* _WORK TO DO_
Leave the pictures out and retype the lines from the beginning through the line with "import * as d3 from 'd3';", both ends included.
§ §
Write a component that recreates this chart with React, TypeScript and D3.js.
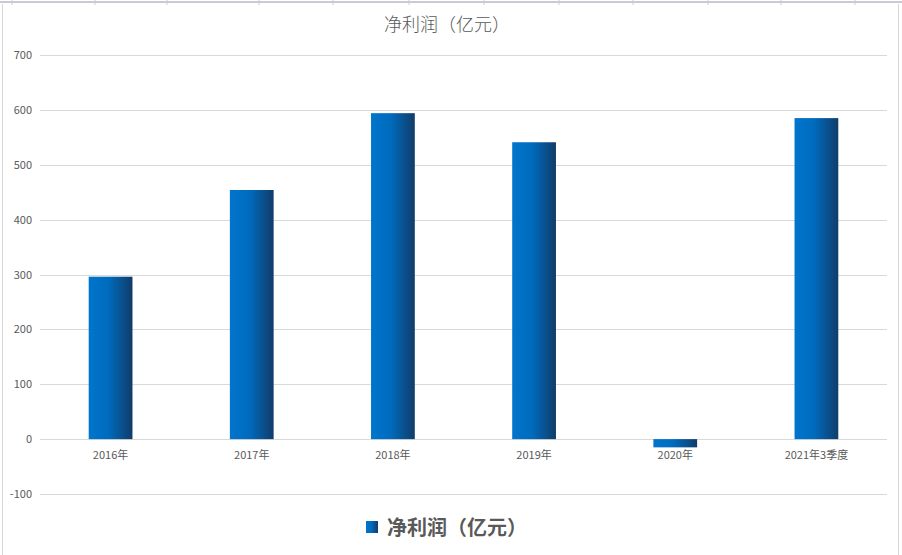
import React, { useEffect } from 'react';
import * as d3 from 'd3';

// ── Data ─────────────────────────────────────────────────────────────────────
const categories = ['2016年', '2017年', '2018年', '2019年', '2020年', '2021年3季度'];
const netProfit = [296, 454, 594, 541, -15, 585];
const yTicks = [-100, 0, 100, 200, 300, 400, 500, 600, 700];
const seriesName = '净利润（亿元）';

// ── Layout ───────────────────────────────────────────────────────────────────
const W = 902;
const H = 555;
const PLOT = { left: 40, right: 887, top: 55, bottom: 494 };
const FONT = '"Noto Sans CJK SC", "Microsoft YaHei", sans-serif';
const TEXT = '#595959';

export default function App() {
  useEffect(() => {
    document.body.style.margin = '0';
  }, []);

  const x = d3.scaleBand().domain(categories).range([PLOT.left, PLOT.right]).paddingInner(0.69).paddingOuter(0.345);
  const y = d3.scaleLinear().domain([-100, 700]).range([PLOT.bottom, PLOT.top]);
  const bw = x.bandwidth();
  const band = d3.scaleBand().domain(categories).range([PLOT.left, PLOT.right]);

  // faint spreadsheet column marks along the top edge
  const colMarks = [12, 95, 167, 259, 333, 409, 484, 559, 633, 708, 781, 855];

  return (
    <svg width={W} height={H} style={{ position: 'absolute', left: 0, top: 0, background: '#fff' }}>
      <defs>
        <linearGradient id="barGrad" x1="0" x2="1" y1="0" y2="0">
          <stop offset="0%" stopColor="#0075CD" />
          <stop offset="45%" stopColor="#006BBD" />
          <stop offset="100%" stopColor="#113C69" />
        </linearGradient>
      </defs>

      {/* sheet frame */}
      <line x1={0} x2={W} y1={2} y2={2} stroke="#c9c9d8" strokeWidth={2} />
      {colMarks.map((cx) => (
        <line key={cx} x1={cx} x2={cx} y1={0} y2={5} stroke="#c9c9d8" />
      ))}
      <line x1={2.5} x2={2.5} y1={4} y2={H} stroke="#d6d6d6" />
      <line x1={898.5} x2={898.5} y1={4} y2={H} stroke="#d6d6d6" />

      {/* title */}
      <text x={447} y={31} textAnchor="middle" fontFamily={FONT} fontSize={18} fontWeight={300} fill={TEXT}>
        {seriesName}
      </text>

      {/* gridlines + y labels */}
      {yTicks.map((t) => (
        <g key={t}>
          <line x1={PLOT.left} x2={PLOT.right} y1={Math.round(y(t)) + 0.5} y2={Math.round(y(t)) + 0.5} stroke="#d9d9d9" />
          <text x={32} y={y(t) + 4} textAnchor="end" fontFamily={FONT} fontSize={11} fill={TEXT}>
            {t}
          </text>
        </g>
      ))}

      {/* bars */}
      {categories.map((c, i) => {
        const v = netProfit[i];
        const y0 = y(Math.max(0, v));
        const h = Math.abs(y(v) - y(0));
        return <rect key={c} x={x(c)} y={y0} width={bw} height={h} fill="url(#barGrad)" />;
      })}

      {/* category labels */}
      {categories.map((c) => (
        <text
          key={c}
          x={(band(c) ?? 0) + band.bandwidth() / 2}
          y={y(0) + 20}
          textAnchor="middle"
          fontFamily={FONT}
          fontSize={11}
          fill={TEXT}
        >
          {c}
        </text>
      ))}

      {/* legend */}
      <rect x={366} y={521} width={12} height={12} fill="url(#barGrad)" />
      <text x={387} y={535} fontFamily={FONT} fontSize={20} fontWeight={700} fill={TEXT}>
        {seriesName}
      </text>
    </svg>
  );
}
§ §
* _OUTPUT FOR THIS EXERCISE_
Write a component that recreates this chart with React, TypeScript and D3.js.
import React, { useEffect } from 'react';
import * as d3 from 'd3';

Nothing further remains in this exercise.